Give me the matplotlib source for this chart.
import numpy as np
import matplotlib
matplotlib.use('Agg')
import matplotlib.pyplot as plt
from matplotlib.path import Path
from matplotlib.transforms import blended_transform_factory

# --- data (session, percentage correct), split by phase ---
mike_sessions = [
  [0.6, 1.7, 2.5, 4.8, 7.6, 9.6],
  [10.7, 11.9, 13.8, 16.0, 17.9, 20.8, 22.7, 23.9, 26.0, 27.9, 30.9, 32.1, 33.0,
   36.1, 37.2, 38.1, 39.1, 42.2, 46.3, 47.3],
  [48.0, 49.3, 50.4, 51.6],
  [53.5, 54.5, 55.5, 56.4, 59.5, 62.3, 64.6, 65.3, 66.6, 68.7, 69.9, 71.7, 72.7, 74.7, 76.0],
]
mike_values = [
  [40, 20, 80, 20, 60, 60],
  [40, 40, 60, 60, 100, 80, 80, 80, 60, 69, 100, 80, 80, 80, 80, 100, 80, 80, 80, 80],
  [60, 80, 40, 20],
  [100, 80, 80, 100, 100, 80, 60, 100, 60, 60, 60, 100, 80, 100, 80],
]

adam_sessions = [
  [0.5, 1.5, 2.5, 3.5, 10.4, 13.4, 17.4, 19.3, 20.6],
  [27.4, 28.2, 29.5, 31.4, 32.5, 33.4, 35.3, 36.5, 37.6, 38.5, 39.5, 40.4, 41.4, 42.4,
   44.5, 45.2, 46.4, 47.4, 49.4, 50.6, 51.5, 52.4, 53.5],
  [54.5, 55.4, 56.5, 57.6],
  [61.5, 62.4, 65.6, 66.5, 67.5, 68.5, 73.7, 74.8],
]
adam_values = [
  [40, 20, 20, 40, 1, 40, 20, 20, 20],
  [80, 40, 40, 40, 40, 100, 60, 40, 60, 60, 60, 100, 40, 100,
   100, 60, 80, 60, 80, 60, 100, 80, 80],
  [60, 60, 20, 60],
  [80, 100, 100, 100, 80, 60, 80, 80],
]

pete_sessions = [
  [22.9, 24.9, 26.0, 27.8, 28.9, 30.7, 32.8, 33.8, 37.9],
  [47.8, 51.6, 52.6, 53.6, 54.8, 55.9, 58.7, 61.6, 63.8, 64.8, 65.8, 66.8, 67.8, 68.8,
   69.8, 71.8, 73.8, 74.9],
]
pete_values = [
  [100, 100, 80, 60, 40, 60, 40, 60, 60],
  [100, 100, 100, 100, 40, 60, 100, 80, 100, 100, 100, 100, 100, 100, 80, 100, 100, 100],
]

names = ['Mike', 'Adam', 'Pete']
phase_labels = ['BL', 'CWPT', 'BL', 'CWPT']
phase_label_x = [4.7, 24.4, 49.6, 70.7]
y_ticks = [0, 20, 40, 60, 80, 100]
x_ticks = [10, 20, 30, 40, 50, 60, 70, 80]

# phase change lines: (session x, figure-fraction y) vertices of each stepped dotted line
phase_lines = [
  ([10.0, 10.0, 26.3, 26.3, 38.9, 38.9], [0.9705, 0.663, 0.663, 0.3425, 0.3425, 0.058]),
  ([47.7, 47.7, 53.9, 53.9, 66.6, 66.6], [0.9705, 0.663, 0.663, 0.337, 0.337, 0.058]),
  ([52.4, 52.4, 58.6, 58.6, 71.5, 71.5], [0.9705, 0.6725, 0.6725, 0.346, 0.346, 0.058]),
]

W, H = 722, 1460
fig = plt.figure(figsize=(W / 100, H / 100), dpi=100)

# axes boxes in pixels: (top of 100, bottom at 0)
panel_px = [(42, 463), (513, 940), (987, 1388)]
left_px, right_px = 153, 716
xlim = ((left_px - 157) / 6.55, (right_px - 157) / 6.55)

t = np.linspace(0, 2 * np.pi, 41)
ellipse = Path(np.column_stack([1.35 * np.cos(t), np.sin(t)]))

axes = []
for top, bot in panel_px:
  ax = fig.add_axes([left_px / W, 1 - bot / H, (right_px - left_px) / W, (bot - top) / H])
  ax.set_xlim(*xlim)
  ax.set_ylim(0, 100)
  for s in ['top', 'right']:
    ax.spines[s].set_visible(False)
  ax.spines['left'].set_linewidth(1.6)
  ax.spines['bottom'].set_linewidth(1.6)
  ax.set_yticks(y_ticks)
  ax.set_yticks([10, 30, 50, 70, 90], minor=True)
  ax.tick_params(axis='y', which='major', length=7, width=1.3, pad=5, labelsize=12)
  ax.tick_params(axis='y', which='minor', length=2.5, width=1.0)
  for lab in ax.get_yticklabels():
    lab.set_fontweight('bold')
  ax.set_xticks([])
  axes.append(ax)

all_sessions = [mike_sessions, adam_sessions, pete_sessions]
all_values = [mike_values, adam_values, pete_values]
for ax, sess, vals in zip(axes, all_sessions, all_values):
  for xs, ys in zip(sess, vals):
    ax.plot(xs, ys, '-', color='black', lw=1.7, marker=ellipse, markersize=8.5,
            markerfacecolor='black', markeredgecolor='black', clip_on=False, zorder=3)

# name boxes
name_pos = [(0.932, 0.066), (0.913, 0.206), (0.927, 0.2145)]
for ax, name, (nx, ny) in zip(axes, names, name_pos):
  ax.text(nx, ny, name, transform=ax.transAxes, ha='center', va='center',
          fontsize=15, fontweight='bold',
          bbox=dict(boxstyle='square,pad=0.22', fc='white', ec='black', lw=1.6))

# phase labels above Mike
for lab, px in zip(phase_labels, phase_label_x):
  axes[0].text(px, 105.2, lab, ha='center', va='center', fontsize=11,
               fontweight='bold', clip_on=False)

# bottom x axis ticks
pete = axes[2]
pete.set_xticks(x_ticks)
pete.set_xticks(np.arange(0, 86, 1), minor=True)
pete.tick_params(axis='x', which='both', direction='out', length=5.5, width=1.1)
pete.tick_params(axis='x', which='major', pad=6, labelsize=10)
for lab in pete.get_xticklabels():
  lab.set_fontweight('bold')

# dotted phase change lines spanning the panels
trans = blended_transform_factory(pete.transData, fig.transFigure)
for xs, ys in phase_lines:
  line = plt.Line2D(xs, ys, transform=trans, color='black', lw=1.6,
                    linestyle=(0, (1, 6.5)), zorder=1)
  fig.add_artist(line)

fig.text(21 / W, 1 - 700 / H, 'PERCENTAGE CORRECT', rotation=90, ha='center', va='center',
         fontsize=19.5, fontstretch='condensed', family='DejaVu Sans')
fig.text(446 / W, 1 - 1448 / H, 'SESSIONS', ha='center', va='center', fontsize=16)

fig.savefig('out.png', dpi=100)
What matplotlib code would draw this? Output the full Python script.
----
◆ **Problem requirements**
Copy out all of the data exactly, leaving nothing out.

◆ **Full output**
Give me the matplotlib source for this chart.
import numpy as np
import matplotlib
matplotlib.use('Agg')
import matplotlib.pyplot as plt
from matplotlib.path import Path
from matplotlib.transforms import blended_transform_factory

# --- data (session, percentage correct), split by phase ---
mike_sessions = [
  [0.6, 1.7, 2.5, 4.8, 7.6, 9.6],
  [10.7, 11.9, 13.8, 16.0, 17.9, 20.8, 22.7, 23.9, 26.0, 27.9, 30.9, 32.1, 33.0,
   36.1, 37.2, 38.1, 39.1, 42.2, 46.3, 47.3],
  [48.0, 49.3, 50.4, 51.6],
  [53.5, 54.5, 55.5, 56.4, 59.5, 62.3, 64.6, 65.3, 66.6, 68.7, 69.9, 71.7, 72.7, 74.7, 76.0],
]
mike_values = [
  [40, 20, 80, 20, 60, 60],
  [40, 40, 60, 60, 100, 80, 80, 80, 60, 69, 100, 80, 80, 80, 80, 100, 80, 80, 80, 80],
  [60, 80, 40, 20],
  [100, 80, 80, 100, 100, 80, 60, 100, 60, 60, 60, 100, 80, 100, 80],
]

adam_sessions = [
  [0.5, 1.5, 2.5, 3.5, 10.4, 13.4, 17.4, 19.3, 20.6],
  [27.4, 28.2, 29.5, 31.4, 32.5, 33.4, 35.3, 36.5, 37.6, 38.5, 39.5, 40.4, 41.4, 42.4,
   44.5, 45.2, 46.4, 47.4, 49.4, 50.6, 51.5, 52.4, 53.5],
  [54.5, 55.4, 56.5, 57.6],
  [61.5, 62.4, 65.6, 66.5, 67.5, 68.5, 73.7, 74.8],
]
adam_values = [
  [40, 20, 20, 40, 1, 40, 20, 20, 20],
  [80, 40, 40, 40, 40, 100, 60, 40, 60, 60, 60, 100, 40, 100,
   100, 60, 80, 60, 80, 60, 100, 80, 80],
  [60, 60, 20, 60],
  [80, 100, 100, 100, 80, 60, 80, 80],
]

pete_sessions = [
  [22.9, 24.9, 26.0, 27.8, 28.9, 30.7, 32.8, 33.8, 37.9],
  [47.8, 51.6, 52.6, 53.6, 54.8, 55.9, 58.7, 61.6, 63.8, 64.8, 65.8, 66.8, 67.8, 68.8,
   69.8, 71.8, 73.8, 74.9],
]
pete_values = [
  [100, 100, 80, 60, 40, 60, 40, 60, 60],
  [100, 100, 100, 100, 40, 60, 100, 80, 100, 100, 100, 100, 100, 100, 80, 100, 100, 100],
]

names = ['Mike', 'Adam', 'Pete']
phase_labels = ['BL', 'CWPT', 'BL', 'CWPT']
phase_label_x = [4.7, 24.4, 49.6, 70.7]
y_ticks = [0, 20, 40, 60, 80, 100]
x_ticks = [10, 20, 30, 40, 50, 60, 70, 80]

# phase change lines: (session x, figure-fraction y) vertices of each stepped dotted line
phase_lines = [
  ([10.0, 10.0, 26.3, 26.3, 38.9, 38.9], [0.9705, 0.663, 0.663, 0.3425, 0.3425, 0.058]),
  ([47.7, 47.7, 53.9, 53.9, 66.6, 66.6], [0.9705, 0.663, 0.663, 0.337, 0.337, 0.058]),
  ([52.4, 52.4, 58.6, 58.6, 71.5, 71.5], [0.9705, 0.6725, 0.6725, 0.346, 0.346, 0.058]),
]

W, H = 722, 1460
fig = plt.figure(figsize=(W / 100, H / 100), dpi=100)

# axes boxes in pixels: (top of 100, bottom at 0)
panel_px = [(42, 463), (513, 940), (987, 1388)]
left_px, right_px = 153, 716
xlim = ((left_px - 157) / 6.55, (right_px - 157) / 6.55)

t = np.linspace(0, 2 * np.pi, 41)
ellipse = Path(np.column_stack([1.35 * np.cos(t), np.sin(t)]))

axes = []
for top, bot in panel_px:
  ax = fig.add_axes([left_px / W, 1 - bot / H, (right_px - left_px) / W, (bot - top) / H])
  ax.set_xlim(*xlim)
  ax.set_ylim(0, 100)
  for s in ['top', 'right']:
    ax.spines[s].set_visible(False)
  ax.spines['left'].set_linewidth(1.6)
  ax.spines['bottom'].set_linewidth(1.6)
  ax.set_yticks(y_ticks)
  ax.set_yticks([10, 30, 50, 70, 90], minor=True)
  ax.tick_params(axis='y', which='major', length=7, width=1.3, pad=5, labelsize=12)
  ax.tick_params(axis='y', which='minor', length=2.5, width=1.0)
  for lab in ax.get_yticklabels():
    lab.set_fontweight('bold')
  ax.set_xticks([])
  axes.append(ax)

all_sessions = [mike_sessions, adam_sessions, pete_sessions]
all_values = [mike_values, adam_values, pete_values]
for ax, sess, vals in zip(axes, all_sessions, all_values):
  for xs, ys in zip(sess, vals):
    ax.plot(xs, ys, '-', color='black', lw=1.7, marker=ellipse, markersize=8.5,
            markerfacecolor='black', markeredgecolor='black', clip_on=False, zorder=3)

# name boxes
name_pos = [(0.932, 0.066), (0.913, 0.206), (0.927, 0.2145)]
for ax, name, (nx, ny) in zip(axes, names, name_pos):
  ax.text(nx, ny, name, transform=ax.transAxes, ha='center', va='center',
          fontsize=15, fontweight='bold',
          bbox=dict(boxstyle='square,pad=0.22', fc='white', ec='black', lw=1.6))

# phase labels above Mike
for lab, px in zip(phase_labels, phase_label_x):
  axes[0].text(px, 105.2, lab, ha='center', va='center', fontsize=11,
               fontweight='bold', clip_on=False)

# bottom x axis ticks
pete = axes[2]
pete.set_xticks(x_ticks)
pete.set_xticks(np.arange(0, 86, 1), minor=True)
pete.tick_params(axis='x', which='both', direction='out', length=5.5, width=1.1)
pete.tick_params(axis='x', which='major', pad=6, labelsize=10)
for lab in pete.get_xticklabels():
  lab.set_fontweight('bold')

# dotted phase change lines spanning the panels
trans = blended_transform_factory(pete.transData, fig.transFigure)
for xs, ys in phase_lines:
  line = plt.Line2D(xs, ys, transform=trans, color='black', lw=1.6,
                    linestyle=(0, (1, 6.5)), zorder=1)
  fig.add_artist(line)

fig.text(21 / W, 1 - 700 / H, 'PERCENTAGE CORRECT', rotation=90, ha='center', va='center',
         fontsize=19.5, fontstretch='condensed', family='DejaVu Sans')
fig.text(446 / W, 1 - 1448 / H, 'SESSIONS', ha='center', va='center', fontsize=16)

fig.savefig('out.png', dpi=100)
What matplotlib code would draw this? Output the full Python script.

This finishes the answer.